This script: > echo aaaaaaaaaaaaaaaaaaaaaaaaaaaaaaaaaaaaaaaaaaaaaaaaaaaaaaaaaaaaaaaaaaaaaaaaaaaaaaaa | \ > xargs -I '{}' echo "'{}' xxxxxxxxxxxxxxxxxxxxxxxxxxxxxxxxxxxxxxxxxxxxxxxxxxxxxxxxxxxxxxxxxxxxxxxxxxxxxxxxxxxxxxxxxxxxxxxxxxxx '{}'" fails: > xargs: command line cannot be assembled, too long The resulting command line has only 3 arguments: 80, 100, and 80 characters. This is quite a short command line, but xargs(1) fails for some reason. xargs(1) should be able to assemble commands as long as they can be executed, which is much longer than the above example. FreeBSD 13.2
Created attachment 244183 [details] testcase.sh
The command being assembled has _one_ arg, not three, and that arg is 266 characters long. "The resulting arguments, after replacement is done, will not be allowed to grow beyond replsize (or 255 if no -S flag is specified) bytes..." 266 is greater than 255 so it fails.
Yes, it has one argument. I think it would be a good improvement to get rid of the -S limit. Currently xargs's manpage says: > -S replsize > Specify the amount of space (in bytes) that -I can use for > replacements. The default for replsize is 255. It isn't clear why should this limit even be applied. The limitation should be the same as the limitation that the system imposes on the command line length that can be run. It isn't beneficial for xargs(1) to have another, lower limit in case when replacements are done. I found this problem when xargs failed during tests of devel/util-linux. xargs is used there and the tests run fine on Linux, but they fail on FreeBSD due to this problem.
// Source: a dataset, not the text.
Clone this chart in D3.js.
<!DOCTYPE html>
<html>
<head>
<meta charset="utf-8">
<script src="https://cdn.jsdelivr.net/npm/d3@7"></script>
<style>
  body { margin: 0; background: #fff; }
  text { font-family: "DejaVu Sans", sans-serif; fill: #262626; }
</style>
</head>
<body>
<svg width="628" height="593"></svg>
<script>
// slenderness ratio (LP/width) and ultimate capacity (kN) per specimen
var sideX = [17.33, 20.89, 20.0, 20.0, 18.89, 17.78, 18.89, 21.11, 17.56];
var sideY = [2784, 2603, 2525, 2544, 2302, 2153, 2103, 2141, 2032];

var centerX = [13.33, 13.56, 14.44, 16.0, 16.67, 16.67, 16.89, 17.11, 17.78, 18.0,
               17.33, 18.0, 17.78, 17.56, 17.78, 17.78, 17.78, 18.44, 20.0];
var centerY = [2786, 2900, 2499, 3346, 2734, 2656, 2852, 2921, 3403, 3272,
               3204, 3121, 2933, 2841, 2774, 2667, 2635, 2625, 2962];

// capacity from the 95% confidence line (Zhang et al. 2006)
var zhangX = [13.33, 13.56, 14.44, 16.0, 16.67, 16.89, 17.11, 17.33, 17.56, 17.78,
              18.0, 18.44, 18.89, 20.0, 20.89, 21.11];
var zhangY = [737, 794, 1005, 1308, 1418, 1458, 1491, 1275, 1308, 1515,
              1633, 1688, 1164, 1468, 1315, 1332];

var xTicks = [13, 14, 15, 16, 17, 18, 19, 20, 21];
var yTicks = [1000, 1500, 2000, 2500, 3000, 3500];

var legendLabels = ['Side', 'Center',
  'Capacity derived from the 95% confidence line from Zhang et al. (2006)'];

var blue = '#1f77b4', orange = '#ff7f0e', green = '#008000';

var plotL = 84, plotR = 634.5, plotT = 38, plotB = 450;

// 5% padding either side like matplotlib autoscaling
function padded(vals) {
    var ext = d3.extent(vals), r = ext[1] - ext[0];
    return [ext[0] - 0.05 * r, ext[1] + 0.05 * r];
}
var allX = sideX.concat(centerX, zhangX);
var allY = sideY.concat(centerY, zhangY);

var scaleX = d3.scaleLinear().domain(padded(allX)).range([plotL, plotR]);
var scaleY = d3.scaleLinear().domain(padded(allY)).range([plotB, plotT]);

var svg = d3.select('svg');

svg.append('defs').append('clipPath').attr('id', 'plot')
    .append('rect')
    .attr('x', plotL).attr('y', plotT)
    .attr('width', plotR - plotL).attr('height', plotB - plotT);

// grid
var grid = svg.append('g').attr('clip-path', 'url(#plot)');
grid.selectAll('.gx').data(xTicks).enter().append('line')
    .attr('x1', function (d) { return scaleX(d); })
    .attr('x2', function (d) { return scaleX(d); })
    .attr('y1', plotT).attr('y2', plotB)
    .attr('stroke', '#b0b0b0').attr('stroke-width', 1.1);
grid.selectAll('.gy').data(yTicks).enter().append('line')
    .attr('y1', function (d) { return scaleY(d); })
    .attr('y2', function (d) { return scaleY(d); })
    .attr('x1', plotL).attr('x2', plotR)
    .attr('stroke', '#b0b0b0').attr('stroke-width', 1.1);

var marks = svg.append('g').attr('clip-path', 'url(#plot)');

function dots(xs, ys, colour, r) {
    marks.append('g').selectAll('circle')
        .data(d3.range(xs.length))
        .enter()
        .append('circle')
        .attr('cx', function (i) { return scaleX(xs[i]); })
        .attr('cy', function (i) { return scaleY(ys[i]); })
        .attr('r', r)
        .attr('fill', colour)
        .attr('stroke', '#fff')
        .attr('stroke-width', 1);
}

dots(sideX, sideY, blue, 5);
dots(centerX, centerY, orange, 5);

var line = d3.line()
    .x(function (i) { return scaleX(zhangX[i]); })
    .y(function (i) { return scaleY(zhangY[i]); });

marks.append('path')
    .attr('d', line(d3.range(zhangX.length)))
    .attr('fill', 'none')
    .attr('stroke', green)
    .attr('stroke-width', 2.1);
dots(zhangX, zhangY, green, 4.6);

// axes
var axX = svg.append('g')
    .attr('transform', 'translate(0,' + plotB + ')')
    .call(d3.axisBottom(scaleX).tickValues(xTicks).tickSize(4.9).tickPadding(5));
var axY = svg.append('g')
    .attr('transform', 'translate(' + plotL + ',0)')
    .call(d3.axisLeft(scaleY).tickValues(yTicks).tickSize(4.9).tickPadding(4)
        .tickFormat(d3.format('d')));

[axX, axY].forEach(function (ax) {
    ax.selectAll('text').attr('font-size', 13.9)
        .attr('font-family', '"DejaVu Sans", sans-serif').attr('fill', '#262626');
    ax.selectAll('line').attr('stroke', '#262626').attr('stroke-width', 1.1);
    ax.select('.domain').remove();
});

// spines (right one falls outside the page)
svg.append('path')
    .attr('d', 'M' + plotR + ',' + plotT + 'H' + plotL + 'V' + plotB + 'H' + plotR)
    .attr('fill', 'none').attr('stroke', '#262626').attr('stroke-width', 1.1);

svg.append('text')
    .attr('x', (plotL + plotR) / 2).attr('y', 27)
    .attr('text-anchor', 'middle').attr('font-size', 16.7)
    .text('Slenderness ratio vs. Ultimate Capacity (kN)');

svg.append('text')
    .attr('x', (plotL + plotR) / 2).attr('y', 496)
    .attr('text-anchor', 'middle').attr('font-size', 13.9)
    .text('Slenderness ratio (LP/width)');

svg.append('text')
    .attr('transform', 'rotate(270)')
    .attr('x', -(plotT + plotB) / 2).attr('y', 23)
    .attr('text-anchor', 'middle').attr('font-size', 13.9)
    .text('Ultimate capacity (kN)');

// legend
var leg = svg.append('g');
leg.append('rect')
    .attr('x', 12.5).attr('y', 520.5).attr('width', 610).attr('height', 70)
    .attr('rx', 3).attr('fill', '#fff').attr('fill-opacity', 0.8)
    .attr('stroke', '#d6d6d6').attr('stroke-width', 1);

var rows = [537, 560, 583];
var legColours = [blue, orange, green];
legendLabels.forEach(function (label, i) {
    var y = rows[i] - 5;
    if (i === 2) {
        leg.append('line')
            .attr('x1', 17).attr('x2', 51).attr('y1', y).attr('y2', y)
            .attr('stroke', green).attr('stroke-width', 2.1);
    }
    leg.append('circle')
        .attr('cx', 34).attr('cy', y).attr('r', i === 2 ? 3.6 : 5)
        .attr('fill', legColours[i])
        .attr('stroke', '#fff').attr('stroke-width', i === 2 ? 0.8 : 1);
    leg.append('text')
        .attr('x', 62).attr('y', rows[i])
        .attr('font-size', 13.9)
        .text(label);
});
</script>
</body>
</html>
(In reply to Yuri Victorovich from comment #3) I concur that the limit is silly and should be removed. What the spec currently requires is that _if_ there is a limit, it must be at least 255 bytes. However, a former version of the spec specified the 255 character limit: v5 (1997) and v6 (2004): "Constructed arguments cannot grow larger than 255 bytes." v7 (2008): "Each of these constructed arguments cannot grow larger than an implementation-defined limit greater than or equal to 255 bytes."
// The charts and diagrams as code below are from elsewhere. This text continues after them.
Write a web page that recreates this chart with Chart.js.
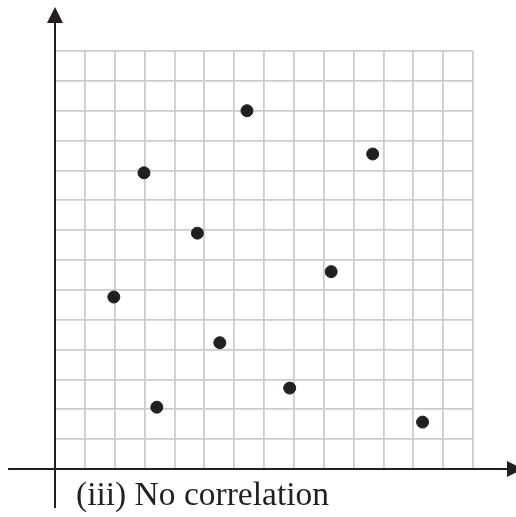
<!DOCTYPE html>
<html>
<head>
<meta charset="utf-8">
<script src="https://cdn.jsdelivr.net/npm/chart.js@4"></script>
<style>
  html, body { margin: 0; padding: 0; background: #fff; }
  #wrap { width: 516px; height: 517px; position: relative; }
</style>
</head>
<body>
<div id="wrap"><canvas id="scatter" width="516" height="517"></canvas></div>
<script>
// data (grid units)
const xValues = [1.97, 2.98, 3.41, 4.77, 5.52, 6.43, 7.86, 9.25, 10.64, 12.31];
const yValues = [5.76, 9.92, 2.07, 7.9, 4.23, 12.0, 2.71, 6.61, 10.55, 1.57];
const gridMax = 14;
const caption = '(iii) No correlation';

const points = xValues.map((x, i) => ({ x: x, y: yValues[i] }));

// axes with arrow heads + caption
const axesPlugin = {
  id: 'arrowAxes',
  afterDraw: (chart) => {
    const { ctx, scales } = chart;
    const x0 = scales.x.getPixelForValue(0);
    const y0 = scales.y.getPixelForValue(0);
    ctx.save();
    ctx.strokeStyle = '#231f20';
    ctx.fillStyle = '#231f20';
    ctx.lineWidth = 2;
    // y axis
    ctx.beginPath();
    ctx.moveTo(x0, 508);
    ctx.lineTo(x0, 22);
    ctx.stroke();
    ctx.beginPath();
    ctx.moveTo(x0, 7);
    ctx.lineTo(x0 - 8, 23);
    ctx.lineTo(x0 + 8, 23);
    ctx.closePath();
    ctx.fill();
    // x axis
    ctx.beginPath();
    ctx.moveTo(8, y0);
    ctx.lineTo(508, y0);
    ctx.stroke();
    ctx.beginPath();
    ctx.moveTo(523, y0);
    ctx.lineTo(507, y0 - 8);
    ctx.lineTo(507, y0 + 8);
    ctx.closePath();
    ctx.fill();
    // caption
    ctx.font = '33.5px "Liberation Serif", "Times New Roman", serif';
    ctx.textBaseline = 'alphabetic';
    ctx.fillText(caption, 76, 505);
    ctx.restore();
  }
};

const gridStyle = {
  color: '#cccccc',
  lineWidth: 1.8,
  drawTicks: false
};

new Chart(document.getElementById('scatter'), {
  type: 'scatter',
  data: {
    datasets: [{
      data: points,
      backgroundColor: '#231f20',
      borderColor: '#231f20',
      pointRadius: 6,
      pointHoverRadius: 6
    }]
  },
  options: {
    responsive: false,
    animation: false,
    layout: { padding: { left: 55, top: 51, right: 43, bottom: 48 } },
    plugins: {
      legend: { display: false },
      tooltip: { enabled: false }
    },
    scales: {
      x: {
        type: 'linear', min: 0, max: gridMax,
        ticks: { display: false, stepSize: 1 },
        grid: gridStyle,
        border: { display: false }
      },
      y: {
        type: 'linear', min: 0, max: gridMax,
        ticks: { display: false, stepSize: 1 },
        grid: gridStyle,
        border: { display: false }
      }
    }
  },
  plugins: [axesPlugin]
});
</script>
</body>
</html>
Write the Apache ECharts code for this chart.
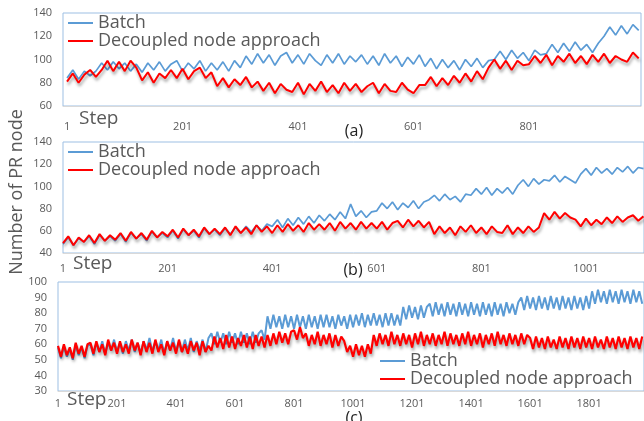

^Triage: changing Product.
^Triage: shorten summary.
I can't reproduce this. When I execute the testcase, this is what I get: ~/test$ sh run.sh 'aaaaaaaaaaaaaaaaaaaaaaaaaaaaaaaaaaaaaaaaaaaaaaaaaaaaaaaaaaaaaaaaaaaaaaaaaaaaaaaa' xxxxxxxxxxxxxxxxxxxxxxxxxxxxxxxxxxxxxxxxxxxxxxxxxxxxxxxxxxxxxxxxxxxxxxxxxxxxxxxxxxxxxxxxxxxxxxxxxxxx '{}' The second replstr is not replaced. If I shorten the match string, then both are replaced. ~/test$ sh run.sh 'aaaaaaaaaaaaaaaaaaaaaaaaaaaaaaaaa' xxxxxxxxxxxxxxxxxxxxxxxxxxxxxxxxxxxxxxxxxxxxxxxxxxxxxxxxxxxxxxxxxxxxxxxxxxxxxxxxxxxxxxxxxxxxxxxxxxxx 'aaaaaaaaaaaaaaaaaaaaaaaaaaaaaaaaa'
(In reply to Fernando Apesteguía from comment #7) see commit f058359ba5 for the change in behavior
(In reply to Andrew "RhodiumToad" Gierth from comment #8) I see. So the problem is not that there wasn't a limit before f058359ba5 and after f058359ba5 there is one. The problem f058359ba5 fixed was that the output of xargs was broken for very long substitution strings and after f058359ba5 an error is reported.